EXERCISE DESCRIPTION: Each line of the listing that contains the word "this" is to be copied.

[Rows from a dataset of charts and code]
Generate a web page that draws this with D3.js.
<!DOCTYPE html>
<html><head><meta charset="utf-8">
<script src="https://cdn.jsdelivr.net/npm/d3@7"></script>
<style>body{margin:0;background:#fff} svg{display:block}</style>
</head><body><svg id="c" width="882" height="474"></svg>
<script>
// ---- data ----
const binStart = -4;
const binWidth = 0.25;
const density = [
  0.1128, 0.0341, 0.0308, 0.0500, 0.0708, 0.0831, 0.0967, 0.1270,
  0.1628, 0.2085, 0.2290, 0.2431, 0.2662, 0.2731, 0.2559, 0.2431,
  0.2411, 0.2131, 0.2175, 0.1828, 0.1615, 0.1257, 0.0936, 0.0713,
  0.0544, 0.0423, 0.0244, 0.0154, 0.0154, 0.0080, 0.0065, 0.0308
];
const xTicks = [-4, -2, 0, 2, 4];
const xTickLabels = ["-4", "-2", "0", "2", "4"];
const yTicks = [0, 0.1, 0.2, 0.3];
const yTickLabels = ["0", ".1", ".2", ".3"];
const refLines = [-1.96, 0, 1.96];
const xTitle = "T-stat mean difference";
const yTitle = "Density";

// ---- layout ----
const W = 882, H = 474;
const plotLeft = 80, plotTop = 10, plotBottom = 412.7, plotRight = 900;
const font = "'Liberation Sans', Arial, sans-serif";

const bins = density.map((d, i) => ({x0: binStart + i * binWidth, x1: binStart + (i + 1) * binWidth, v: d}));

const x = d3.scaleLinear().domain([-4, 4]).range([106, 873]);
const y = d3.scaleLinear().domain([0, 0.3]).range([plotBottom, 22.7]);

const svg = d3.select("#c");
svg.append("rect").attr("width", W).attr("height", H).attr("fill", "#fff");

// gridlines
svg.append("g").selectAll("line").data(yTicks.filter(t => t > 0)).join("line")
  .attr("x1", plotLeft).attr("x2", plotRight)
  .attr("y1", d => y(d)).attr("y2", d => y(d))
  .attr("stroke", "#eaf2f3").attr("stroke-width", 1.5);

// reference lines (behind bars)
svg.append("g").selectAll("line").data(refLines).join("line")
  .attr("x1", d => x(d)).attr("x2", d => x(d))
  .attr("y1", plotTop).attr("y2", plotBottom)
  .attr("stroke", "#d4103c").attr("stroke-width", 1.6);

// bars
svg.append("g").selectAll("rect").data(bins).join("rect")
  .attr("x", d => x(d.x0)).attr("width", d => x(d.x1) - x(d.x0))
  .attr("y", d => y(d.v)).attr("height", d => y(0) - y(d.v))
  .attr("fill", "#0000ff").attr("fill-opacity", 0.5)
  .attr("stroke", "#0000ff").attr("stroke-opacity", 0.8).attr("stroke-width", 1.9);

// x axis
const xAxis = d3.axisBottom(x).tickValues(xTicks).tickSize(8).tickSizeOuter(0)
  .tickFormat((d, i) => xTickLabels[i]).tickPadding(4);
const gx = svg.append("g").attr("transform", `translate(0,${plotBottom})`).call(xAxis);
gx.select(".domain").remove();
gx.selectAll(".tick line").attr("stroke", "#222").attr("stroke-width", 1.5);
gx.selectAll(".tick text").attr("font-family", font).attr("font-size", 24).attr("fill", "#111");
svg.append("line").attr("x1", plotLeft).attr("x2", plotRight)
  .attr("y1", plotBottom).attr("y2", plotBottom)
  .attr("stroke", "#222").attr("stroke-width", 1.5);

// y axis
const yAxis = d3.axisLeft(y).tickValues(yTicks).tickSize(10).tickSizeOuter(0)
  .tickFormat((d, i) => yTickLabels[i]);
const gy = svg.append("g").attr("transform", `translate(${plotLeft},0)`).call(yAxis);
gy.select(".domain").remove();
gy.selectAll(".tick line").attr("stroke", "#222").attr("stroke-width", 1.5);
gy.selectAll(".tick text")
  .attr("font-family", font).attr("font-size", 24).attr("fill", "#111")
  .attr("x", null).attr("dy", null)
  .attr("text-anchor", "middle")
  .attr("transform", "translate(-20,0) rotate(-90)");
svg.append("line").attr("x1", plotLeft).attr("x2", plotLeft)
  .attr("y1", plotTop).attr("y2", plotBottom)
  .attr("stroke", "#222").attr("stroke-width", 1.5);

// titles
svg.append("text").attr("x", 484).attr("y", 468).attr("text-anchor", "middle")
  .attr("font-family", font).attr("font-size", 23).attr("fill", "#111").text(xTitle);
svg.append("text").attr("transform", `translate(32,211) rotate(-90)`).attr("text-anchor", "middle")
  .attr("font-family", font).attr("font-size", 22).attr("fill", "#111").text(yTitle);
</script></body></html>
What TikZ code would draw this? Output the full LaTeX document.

TASK RESPONSE:
Generate a web page that draws this with D3.js.
What TikZ code would draw this? Output the full LaTeX document.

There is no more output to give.